Multivariable Maxima Minima Calculator

Classify critical points using gradients and Hessians. Explore bounded ranges with numerical grid sampling today. Download results for review, teaching, records, and classroom reports.

Calculator Form

Use x and y. Example: x^2 + y^2 + 2*x - 4*y + 5

Example Data Table

Function Point Expected Type Search Range
x^2 + y^2 (0, 0) Local minimum -5 to 5
-x^2 - y^2 (0, 0) Local maximum -5 to 5
x^2 - y^2 (0, 0) Saddle point -5 to 5
x^2 + y^2 + 2*x - 4*y + 5 (-1, 2) Local minimum -5 to 5

Formula Used

The calculator estimates first partial derivatives with central differences. It uses fx = [f(x+h,y)-f(x-h,y)] / 2h. It also uses fy = [f(x,y+h)-f(x,y-h)] / 2h.

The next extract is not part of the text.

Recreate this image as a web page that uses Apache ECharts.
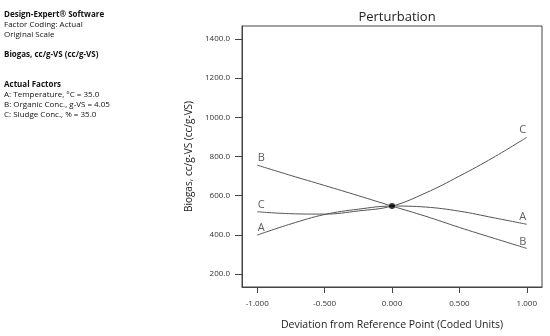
<!DOCTYPE html>
<html>
<head>
<meta charset="utf-8">
<script src="https://cdn.jsdelivr.net/npm/echarts@6/dist/echarts.min.js"></script>
<style>
html,body{margin:0;padding:0;background:#fff;}
#chart{width:550px;height:336px;}
</style>
</head>
<body>
<div id="chart"></div>
<script>
// Data
var xValues = [-1, -0.75, -0.5, -0.25, 0, 0.25, 0.5, 0.75, 1];
var seriesA = [399, 456, 504, 531, 547, 542, 521, 488, 454];
var seriesB = [756, 703, 652, 600, 547, 495, 438, 384, 331];
var seriesC = [518, 508, 506, 522, 547, 614, 700, 794, 898];
var seriesNames = ['A', 'B', 'C'];
var centerPoint = [0, 547];
var yTicks = [200, 400, 600, 800, 1000, 1200, 1400];
var xTicks = [-1, -0.5, 0, 0.5, 1];
var infoLines = [
  ['Design-Expert\u00ae Software', true],
  ['Factor Coding: Actual', false],
  ['Original Scale', false],
  ['', false],
  ['Biogas, cc/g-VS (cc/g-VS)', true],
  ['', false],
  ['', false],
  ['Actual Factors', true],
  ['A: Temperature, \u00b0C = 35.0', false],
  ['B: Organic Conc., g-VS = 4.05', false],
  ['C: Sludge Conc., % = 35.0', false]
];

var FONT = '"Open Sans", "DejaVu Sans", sans-serif';
var LINE = '#555555';

function buildSeries(name, vals) {
  return {
    type: 'line',
    name: name,
    data: vals.map(function (v, i) { return [xValues[i], v]; }),
    smooth: 0.4,
    symbol: 'none',
    lineStyle: { color: LINE, width: 1 },
    silent: true,
    z: 2
  };
}

// end labels (A/B/C) placed at the ends of each curve
var labelData = [];
[seriesA, seriesB, seriesC].forEach(function (vals, k) {
  var last = vals.length - 1;
  labelData.push({ value: [xValues[0], vals[0]], name: seriesNames[k], label: { offset: [4, 1] } });
  labelData.push({ value: [xValues[last], vals[last]], name: seriesNames[k], label: { offset: [-4, 1] } });
});

var graphics = [];
infoLines.forEach(function (ln, i) {
  if (!ln[0]) return;
  graphics.push({
    type: 'text',
    left: 4,
    top: 11 + i * 10,
    style: {
      text: ln[0],
      fill: '#111',
      font: (ln[1] ? 'bold ' : '') + '8px ' + FONT
    }
  });
});

var chart = echarts.init(document.getElementById('chart'), null, { renderer: 'canvas' });
chart.setOption({
  animation: false,
  backgroundColor: '#ffffff',
  title: {
    text: 'Perturbation',
    left: 392,
    textAlign: 'center',
    top: 6,
    textStyle: { fontFamily: FONT, fontSize: 13, fontWeight: 'normal', color: '#222' }
  },
  graphic: graphics,
  grid: { left: 242, top: 26, width: 300, height: 263, show: true, borderColor: '#444', borderWidth: 1, backgroundColor: 'transparent' },
  xAxis: {
    type: 'value',
    min: -1.113,
    max: 1.113,
    name: 'Deviation from Reference Point (Coded Units)',
    nameLocation: 'middle',
    nameGap: 33,
    nameTextStyle: { fontFamily: FONT, fontSize: 10.5, color: '#222' },
    axisLine: { show: true, onZero: false, lineStyle: { color: '#444' } },
    axisTick: { show: true, length: 6, customValues: xTicks, lineStyle: { color: '#444' } },
    axisLabel: {
      customValues: xTicks,
      formatter: function (v) { return v.toFixed(3); },
      fontFamily: FONT, fontSize: 8, color: '#333', margin: 13
    },
    splitLine: { show: false }
  },
  yAxis: {
    type: 'value',
    min: 134,
    max: 1466,
    name: 'Biogas, cc/g-VS (cc/g-VS)',
    nameLocation: 'middle',
    nameGap: 36,
    nameTextStyle: { fontFamily: FONT, fontSize: 10, color: '#222' },
    axisLine: { show: true, onZero: false, lineStyle: { color: '#444' } },
    axisTick: { show: true, length: 7, customValues: yTicks, lineStyle: { color: '#444' } },
    axisLabel: {
      customValues: yTicks,
      formatter: function (v) { return v.toFixed(1); },
      fontFamily: FONT, fontSize: 8, color: '#333', margin: 12
    },
    splitLine: { show: false }
  },
  series: [
    buildSeries(seriesNames[0], seriesA),
    buildSeries(seriesNames[1], seriesB),
    buildSeries(seriesNames[2], seriesC),
    {
      type: 'scatter',
      data: labelData,
      symbol: 'circle',
      symbolSize: 1,
      itemStyle: { color: 'rgba(0,0,0,0)' },
      label: {
        show: true,
        position: 'top',
        distance: 2,
        formatter: '{b}',
        color: '#333',
        fontFamily: FONT,
        fontSize: 11
      },
      silent: true,
      z: 4
    },
    {
      type: 'scatter',
      data: [centerPoint],
      symbol: 'circle',
      symbolSize: 6,
      itemStyle: { color: '#000' },
      silent: true,
      z: 5
    }
  ]
});
</script>
</body>
</html>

The Hessian matrix is built from fxx, fyy, and fxy. The determinant is D = fxx*fyy - fxy^2. If D is positive and fxx is positive, the point is a local minimum. If D is positive and fxx is negative, the point is a local maximum. If D is negative, the point is a saddle point. If D is near zero, the test may be inconclusive.

How to Use This Calculator

Enter a function using x and y as variables. Choose the point where you want to test behavior. Set a small derivative step for numerical differentiation. Use a tolerance that matches your accuracy needs. Add bounded grid limits to search for approximate extremes. Press calculate. The result appears above the form and below the header. Download the result table when you need a saved copy.

About Multivariable Maxima and Minima

What the Tool Measures

A multivariable function can rise, fall, bend, and flatten in many directions. This makes its maximum and minimum behavior richer than a one variable curve. The calculator checks a selected point by estimating partial derivatives. It also studies the second derivative structure through the Hessian matrix. These values help decide whether the point behaves like a hill, valley, saddle, or uncertain surface.

Why Gradients Matter

The gradient contains the first partial derivatives. At a true interior critical point, both first partial derivatives are zero. Numerical work rarely gives exact zero. That is why this page includes tolerance. A small gradient magnitude means the function is nearly flat at the selected point. A large value means the point is probably not stationary.

Why the Hessian Matters

The Hessian describes local curvature. Positive curvature in every direction suggests a local minimum. Negative curvature in every direction suggests a local maximum. Mixed curvature suggests a saddle point. The determinant test summarizes this behavior for two variables. Eigenvalues add another useful view of the same curvature pattern.

Bounded Range Search

Local tests only describe behavior near one point. A function can have different behavior elsewhere. The grid search scans a rectangular region. It reports approximate smallest and largest sampled values. This does not replace symbolic optimization. It gives a practical check when exact solving is difficult. More grid points improve coverage. They also increase calculation time.

Good Input Practices

Use clear multiplication signs, such as 2*x*y. Avoid writing 2xy. Choose ranges that include the region of interest. Start with a moderate grid size. Then refine the search near promising points. Use smaller derivative steps for smooth functions. Use larger steps when the function has numerical noise. Always review results with mathematical judgment. Calculators support study, but context still matters.

FAQs

What is a critical point?

A critical point is a point where first partial derivatives are zero or undefined. This calculator checks near-zero gradient values using your tolerance setting.

What does the Hessian determinant show?

It shows local curvature behavior. A positive determinant can indicate a maximum or minimum. A negative determinant indicates a saddle point.

Can this solve symbolic derivatives?

No. It uses numerical differentiation. It estimates derivatives from nearby function values, then applies standard second derivative tests.

Why does the result say inconclusive?

The Hessian determinant may be near zero. In that case, the standard second derivative test cannot classify the point reliably.

What grid size should I use?

Use 21 to 51 points for quick checks. Use higher values for smoother scans, but expect more calculation time.

Does grid search find exact extrema?

No. It samples points inside your chosen range. It gives an approximation, not a guaranteed exact global result.

Which functions are supported?

The calculator supports common functions like sin, cos, tan, sqrt, log, exp, abs, pow, min, and max.

Why should I use multiplication signs?

The evaluator needs explicit multiplication. Write 3*x*y instead of 3xy. This prevents parsing errors and improves accuracy.